GOVERNANCE & REGULATION
ASIC relief for virtual-only meetings due to expire. The ASIC Corporations (Virtual-only Meetings) Instrument 2022/129, which permits listed companies to hold virtual-only meetings, regardless of the provisions in their constitution, will expire tomorrow, 31 May 2022. From Wednesday, 1 June 2022, listed companies will only be able to hold virtual meetings if its constitution expressly permits it, in accordance with section 249R of the Corporations Act 2001 (Cth). The relief will continue for unlisted companies until 30 June 2022. If you are unsure as to whether your company’s constitution permits virtual meetings, we can review and advise.
LEGAL
Takeovers Panel receives application in relation to affairs of Nex Metals Explorations Ltd. The Takeovers Panel has received another application from Nex Metals Explorations Ltd (Nex Metals) in relation to its own affairs. Nex Metals is currently the subject of an off-market scrip takeover bid from Metalicity Ltd (Metalicity). Nex Metals submits that there are new material circumstances which render Metalicity’s bidder’s statement released in September last year (and supplementary statements later lodged) potentially misleading or deceptive. In particular, Nex Metals submits that the bidder’s statements should be revised because of a significant fall in the share prices of both Nex Metals and Metalicity, and the impact this has on the premiums communicated through those statements and because shareholders should be informed of Metalicity’s pro rata non-renounceable rights issue, which was announced after its bidder’s statement was issued. This application may provide further insight on the Panel’s approach to disclosure of movements in share price over a bid period, albeit the approach followed by the bidder in this case seems entirely consistent with market practice. See the Takeovers Panel’s media release.
OVER THE HORIZON
M&A activity – an exercise of both push and pull. As we expected, 2022 has so far been a year of heightened M&A activity, with several large transactions being announced, but also several falling foul of either bidder skittishness or target shareholder rebellion. Of course, it should be no surprise that some M&A deals will fail, particularly given heightened volatility. However, the abandoned approaches for Appen and Brambles were notable for their speed. Less than 10 hours after Canadian company Telus International announced its unsolicited $1.2 billion non-binding indicative bid for Appen Limited, it took its proposal off the table, despite Appen making it clear that it was open to negotiate with Telus. Brambles Limited released a response to media speculation on 16 May 2022, indicating that it has had preliminary engagement with CVC Capital Partners in regard to an unsolicited bid. The following day, Brambles announced that CVC advised it would not put forward a proposal nor conduct due diligence at this time, flagging external market volatility as the reason. In both instances, there was a near immediate reflection of shareholder disappointment in the share price for the would-be targets. Both transactions serve as a reminder to Directors about the importance of confidentiality but also an effective “leak response”, which extends to communication with shareholders in the event of an unsuccessful or abandoned approach.

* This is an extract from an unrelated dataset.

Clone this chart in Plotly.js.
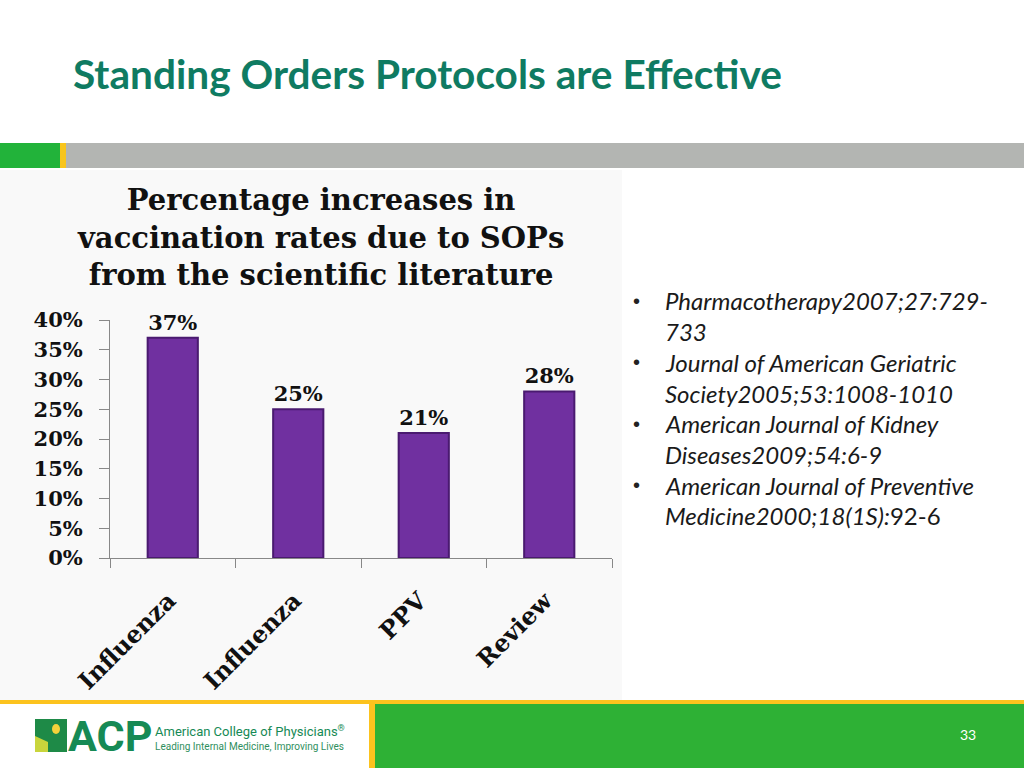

AGL and climate policy. Anyone who doubted that climate change issues would play a more important role in business decision making need look no further than today’s termination of the proposed AGL demerger following shareholder dissent mobilized by major shareholder Mike Cannon-Brookes. Attention will now turn to the outcome of a proposed strategic review into the company’s structure and operations. Time will tell whether this transaction will provide a catalyst for other large carbon emitters to accelerate their decarbonization strategies. Greater certainty over the direction of climate change policy under the new Labor government may well provide capital providers in the market with the impetus to fund more aggressive approaches.